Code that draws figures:
■ ■ ■ ■ ■

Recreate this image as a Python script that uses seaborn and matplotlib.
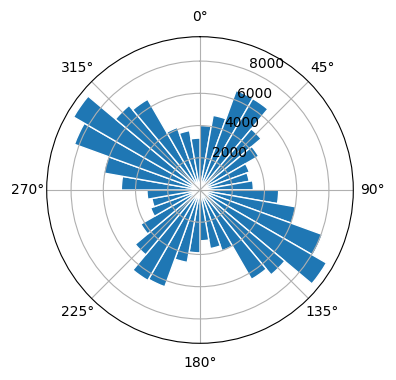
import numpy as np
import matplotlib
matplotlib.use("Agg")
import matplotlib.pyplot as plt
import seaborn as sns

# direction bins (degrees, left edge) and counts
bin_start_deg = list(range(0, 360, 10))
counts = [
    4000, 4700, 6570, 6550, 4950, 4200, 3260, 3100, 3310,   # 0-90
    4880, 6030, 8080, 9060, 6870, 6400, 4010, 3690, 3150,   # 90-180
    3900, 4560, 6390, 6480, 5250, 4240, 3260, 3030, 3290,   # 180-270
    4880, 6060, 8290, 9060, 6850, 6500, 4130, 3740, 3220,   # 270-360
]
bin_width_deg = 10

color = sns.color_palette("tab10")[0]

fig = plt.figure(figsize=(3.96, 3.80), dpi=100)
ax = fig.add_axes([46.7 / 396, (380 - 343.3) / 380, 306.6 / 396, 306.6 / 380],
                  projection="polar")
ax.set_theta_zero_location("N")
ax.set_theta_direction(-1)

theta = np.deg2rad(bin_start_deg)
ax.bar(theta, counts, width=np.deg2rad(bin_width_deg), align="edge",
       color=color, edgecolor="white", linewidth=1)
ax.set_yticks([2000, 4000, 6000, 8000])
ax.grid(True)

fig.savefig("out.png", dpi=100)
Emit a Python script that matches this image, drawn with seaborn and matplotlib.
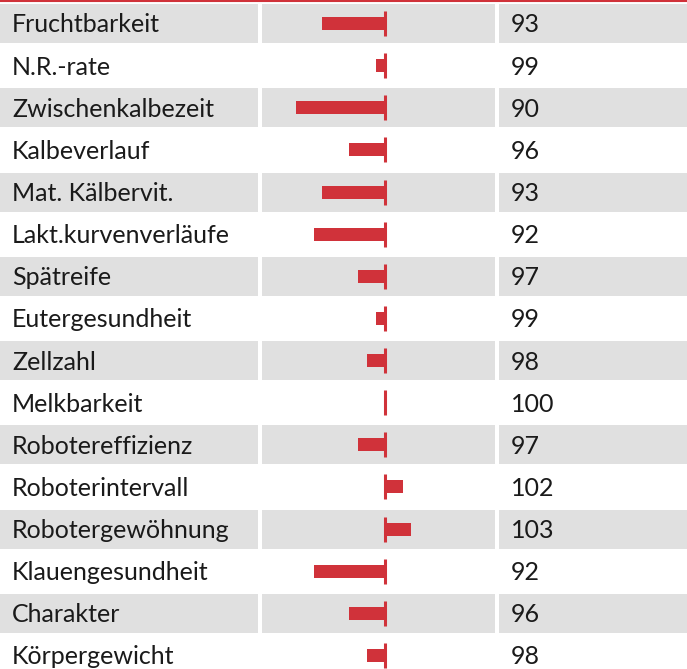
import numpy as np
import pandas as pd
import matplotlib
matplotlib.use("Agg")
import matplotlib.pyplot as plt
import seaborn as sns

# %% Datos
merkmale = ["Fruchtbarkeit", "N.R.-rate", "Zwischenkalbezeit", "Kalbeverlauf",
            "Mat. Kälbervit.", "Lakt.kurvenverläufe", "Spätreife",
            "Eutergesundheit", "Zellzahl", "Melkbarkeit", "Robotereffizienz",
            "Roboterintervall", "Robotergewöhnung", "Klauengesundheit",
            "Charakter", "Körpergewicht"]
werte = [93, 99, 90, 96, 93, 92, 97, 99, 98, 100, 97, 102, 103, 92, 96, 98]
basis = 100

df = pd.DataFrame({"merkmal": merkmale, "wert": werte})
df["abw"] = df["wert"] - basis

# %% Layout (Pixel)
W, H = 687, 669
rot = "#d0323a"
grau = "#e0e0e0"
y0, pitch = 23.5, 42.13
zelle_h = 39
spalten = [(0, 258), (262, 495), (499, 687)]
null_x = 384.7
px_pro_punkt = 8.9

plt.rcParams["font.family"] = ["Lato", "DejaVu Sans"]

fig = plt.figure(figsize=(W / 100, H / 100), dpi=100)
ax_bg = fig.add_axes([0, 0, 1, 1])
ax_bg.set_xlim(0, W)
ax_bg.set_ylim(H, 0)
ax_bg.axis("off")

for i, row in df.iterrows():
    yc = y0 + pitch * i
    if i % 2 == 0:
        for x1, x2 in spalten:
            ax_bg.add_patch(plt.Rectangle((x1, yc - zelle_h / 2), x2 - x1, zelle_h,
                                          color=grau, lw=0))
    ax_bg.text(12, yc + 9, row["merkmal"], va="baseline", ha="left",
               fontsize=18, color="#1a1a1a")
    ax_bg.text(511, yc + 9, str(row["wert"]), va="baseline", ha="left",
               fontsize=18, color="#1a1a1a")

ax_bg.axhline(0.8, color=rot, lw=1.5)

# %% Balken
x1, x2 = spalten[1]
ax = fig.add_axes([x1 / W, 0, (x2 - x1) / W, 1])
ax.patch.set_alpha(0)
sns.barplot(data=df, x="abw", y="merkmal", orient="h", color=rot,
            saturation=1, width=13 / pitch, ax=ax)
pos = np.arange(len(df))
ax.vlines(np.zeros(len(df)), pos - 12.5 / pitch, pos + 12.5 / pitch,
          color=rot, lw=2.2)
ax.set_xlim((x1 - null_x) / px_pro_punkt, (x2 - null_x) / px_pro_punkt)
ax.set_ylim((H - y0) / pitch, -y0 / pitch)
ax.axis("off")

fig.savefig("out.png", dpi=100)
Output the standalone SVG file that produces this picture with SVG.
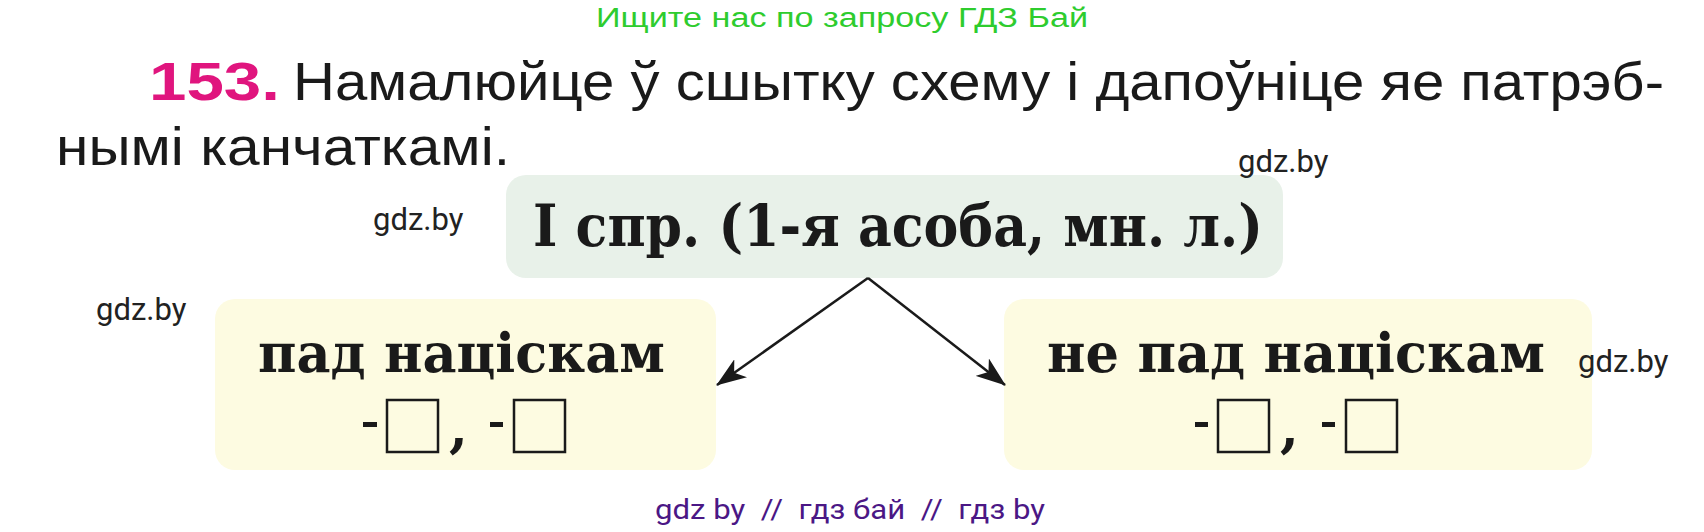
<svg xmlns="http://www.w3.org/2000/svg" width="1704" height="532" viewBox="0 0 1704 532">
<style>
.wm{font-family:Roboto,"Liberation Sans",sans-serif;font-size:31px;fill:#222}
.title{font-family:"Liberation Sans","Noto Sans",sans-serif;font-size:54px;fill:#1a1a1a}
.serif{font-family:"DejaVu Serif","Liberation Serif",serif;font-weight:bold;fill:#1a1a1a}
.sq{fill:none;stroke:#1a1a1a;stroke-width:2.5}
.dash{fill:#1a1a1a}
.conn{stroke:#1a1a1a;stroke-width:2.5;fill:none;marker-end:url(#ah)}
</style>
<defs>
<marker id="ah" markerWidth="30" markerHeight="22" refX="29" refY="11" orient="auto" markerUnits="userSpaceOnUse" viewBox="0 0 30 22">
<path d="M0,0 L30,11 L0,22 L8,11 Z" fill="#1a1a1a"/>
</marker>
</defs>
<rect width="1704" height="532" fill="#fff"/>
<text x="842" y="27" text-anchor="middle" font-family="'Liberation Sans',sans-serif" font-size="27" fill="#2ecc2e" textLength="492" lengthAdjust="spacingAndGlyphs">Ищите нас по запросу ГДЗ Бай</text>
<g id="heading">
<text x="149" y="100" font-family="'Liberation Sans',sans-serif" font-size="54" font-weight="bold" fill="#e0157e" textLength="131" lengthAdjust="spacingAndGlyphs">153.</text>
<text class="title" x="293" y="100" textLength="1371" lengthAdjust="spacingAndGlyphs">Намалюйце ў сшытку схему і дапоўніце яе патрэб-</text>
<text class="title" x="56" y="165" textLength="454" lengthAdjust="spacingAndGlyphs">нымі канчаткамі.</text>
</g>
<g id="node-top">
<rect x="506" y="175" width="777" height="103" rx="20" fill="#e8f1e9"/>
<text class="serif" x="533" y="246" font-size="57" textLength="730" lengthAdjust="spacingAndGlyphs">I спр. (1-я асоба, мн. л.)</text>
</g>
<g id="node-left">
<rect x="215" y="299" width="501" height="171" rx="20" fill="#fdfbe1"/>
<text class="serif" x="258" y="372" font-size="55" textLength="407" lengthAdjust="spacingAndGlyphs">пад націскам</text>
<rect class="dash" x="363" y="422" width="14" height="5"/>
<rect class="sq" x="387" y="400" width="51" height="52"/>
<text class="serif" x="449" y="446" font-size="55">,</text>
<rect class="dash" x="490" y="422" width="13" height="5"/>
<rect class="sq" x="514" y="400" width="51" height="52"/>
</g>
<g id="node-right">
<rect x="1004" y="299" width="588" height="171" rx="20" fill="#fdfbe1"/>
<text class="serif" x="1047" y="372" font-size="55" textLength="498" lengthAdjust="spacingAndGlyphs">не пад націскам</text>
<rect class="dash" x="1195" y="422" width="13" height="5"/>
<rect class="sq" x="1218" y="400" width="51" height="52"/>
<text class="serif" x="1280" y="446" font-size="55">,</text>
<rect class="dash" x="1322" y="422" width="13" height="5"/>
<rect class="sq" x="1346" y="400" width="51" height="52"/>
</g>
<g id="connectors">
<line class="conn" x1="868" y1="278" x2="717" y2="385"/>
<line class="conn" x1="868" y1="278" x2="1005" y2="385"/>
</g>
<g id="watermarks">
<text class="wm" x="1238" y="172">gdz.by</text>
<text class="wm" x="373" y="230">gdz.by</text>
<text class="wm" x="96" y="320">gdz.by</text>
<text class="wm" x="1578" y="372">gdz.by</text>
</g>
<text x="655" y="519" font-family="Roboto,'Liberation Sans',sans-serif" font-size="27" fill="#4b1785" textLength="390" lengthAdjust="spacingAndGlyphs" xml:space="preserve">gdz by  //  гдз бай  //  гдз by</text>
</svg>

■ ■ ■ ■ ■

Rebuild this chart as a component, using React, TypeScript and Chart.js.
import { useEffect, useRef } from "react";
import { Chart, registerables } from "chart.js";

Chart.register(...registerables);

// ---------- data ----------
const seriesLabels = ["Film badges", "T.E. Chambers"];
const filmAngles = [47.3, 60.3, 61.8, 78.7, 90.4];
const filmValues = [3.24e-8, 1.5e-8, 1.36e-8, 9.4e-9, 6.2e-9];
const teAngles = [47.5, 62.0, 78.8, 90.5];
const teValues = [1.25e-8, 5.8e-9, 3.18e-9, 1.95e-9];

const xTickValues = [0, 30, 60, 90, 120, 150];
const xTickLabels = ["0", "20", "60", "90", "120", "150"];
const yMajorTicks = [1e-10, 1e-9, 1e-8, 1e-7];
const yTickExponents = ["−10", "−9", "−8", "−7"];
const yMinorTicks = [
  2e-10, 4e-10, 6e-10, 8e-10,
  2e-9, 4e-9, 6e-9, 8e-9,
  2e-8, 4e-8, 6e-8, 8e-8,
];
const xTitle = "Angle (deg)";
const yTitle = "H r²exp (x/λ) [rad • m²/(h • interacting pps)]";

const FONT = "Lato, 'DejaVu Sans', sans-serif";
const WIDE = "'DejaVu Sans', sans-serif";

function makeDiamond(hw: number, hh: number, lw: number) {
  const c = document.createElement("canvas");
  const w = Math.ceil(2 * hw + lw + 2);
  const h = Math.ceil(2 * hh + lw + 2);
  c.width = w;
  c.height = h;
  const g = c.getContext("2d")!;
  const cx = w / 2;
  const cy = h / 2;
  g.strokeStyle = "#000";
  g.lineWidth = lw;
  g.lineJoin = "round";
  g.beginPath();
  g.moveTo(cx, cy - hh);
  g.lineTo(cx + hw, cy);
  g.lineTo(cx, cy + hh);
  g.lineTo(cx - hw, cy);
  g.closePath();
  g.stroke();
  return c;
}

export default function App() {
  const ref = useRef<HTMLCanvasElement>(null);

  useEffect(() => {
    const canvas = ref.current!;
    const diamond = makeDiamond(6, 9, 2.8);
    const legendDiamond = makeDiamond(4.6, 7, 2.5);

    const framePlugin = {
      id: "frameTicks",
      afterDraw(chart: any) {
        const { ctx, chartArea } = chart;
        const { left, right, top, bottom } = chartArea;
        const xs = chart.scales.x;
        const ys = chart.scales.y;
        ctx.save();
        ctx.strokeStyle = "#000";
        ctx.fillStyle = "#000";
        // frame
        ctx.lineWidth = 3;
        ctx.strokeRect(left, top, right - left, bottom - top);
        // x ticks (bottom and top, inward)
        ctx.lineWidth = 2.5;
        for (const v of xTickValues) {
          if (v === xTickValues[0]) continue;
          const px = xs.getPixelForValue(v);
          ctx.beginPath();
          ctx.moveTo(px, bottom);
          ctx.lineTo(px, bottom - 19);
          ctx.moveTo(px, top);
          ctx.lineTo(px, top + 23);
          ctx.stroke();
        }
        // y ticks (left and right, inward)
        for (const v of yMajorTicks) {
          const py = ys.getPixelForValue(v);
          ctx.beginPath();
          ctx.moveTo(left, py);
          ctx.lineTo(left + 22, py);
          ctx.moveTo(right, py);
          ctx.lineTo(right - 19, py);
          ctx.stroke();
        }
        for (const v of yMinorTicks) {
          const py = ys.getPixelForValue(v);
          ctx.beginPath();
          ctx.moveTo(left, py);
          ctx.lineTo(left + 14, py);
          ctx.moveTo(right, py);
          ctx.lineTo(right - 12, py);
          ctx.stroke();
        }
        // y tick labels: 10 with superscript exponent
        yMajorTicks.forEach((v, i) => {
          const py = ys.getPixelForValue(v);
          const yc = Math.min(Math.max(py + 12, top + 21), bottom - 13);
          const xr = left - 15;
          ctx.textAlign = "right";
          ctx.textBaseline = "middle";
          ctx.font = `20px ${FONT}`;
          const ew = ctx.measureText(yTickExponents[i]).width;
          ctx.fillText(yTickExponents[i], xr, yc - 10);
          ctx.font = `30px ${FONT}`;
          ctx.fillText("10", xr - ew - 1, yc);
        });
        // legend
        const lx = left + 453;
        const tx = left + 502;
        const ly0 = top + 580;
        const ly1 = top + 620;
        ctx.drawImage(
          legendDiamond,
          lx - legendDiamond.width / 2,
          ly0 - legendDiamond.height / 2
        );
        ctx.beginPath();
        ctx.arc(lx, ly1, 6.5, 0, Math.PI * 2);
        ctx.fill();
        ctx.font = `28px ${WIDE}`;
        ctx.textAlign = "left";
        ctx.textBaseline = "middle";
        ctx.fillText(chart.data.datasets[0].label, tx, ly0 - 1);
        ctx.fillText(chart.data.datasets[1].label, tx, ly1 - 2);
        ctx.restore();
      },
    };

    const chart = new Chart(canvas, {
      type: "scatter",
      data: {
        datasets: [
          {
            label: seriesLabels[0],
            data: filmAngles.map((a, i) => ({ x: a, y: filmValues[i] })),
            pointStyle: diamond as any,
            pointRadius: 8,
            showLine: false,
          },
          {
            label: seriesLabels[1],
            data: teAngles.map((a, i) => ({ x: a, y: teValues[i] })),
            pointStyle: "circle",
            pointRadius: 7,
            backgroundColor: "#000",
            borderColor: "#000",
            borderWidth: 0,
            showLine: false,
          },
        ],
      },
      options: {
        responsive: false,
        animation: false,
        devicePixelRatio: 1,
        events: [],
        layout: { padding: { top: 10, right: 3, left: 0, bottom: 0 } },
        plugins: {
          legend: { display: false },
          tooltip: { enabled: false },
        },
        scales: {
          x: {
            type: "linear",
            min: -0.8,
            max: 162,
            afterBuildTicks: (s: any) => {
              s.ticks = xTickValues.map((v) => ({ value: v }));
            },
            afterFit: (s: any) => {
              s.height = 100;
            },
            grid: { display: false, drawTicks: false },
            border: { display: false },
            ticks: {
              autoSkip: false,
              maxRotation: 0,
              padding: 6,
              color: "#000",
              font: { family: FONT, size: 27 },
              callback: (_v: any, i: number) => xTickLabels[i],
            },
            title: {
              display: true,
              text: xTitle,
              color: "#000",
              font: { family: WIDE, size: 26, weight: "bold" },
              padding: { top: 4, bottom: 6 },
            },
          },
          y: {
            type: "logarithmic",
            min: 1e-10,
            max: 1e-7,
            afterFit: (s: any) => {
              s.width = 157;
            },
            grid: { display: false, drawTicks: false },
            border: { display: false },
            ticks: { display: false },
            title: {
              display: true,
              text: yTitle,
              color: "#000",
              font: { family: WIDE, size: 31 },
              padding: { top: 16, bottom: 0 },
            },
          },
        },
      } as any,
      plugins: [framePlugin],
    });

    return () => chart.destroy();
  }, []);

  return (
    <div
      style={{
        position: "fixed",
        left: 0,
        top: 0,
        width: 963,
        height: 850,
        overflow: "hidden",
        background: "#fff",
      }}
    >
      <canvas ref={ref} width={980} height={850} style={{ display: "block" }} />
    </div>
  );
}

■ ■ ■ ■ ■

Given instruction: Among the entries above, locate the lines containing "Rebuild this chart" and "Chart.register(...registerables);", and transcribe exactly those two lines and all lines between.

Task result:
Rebuild this chart as a component, using React, TypeScript and Chart.js.
import { useEffect, useRef } from "react";
import { Chart, registerables } from "chart.js";

Chart.register(...registerables);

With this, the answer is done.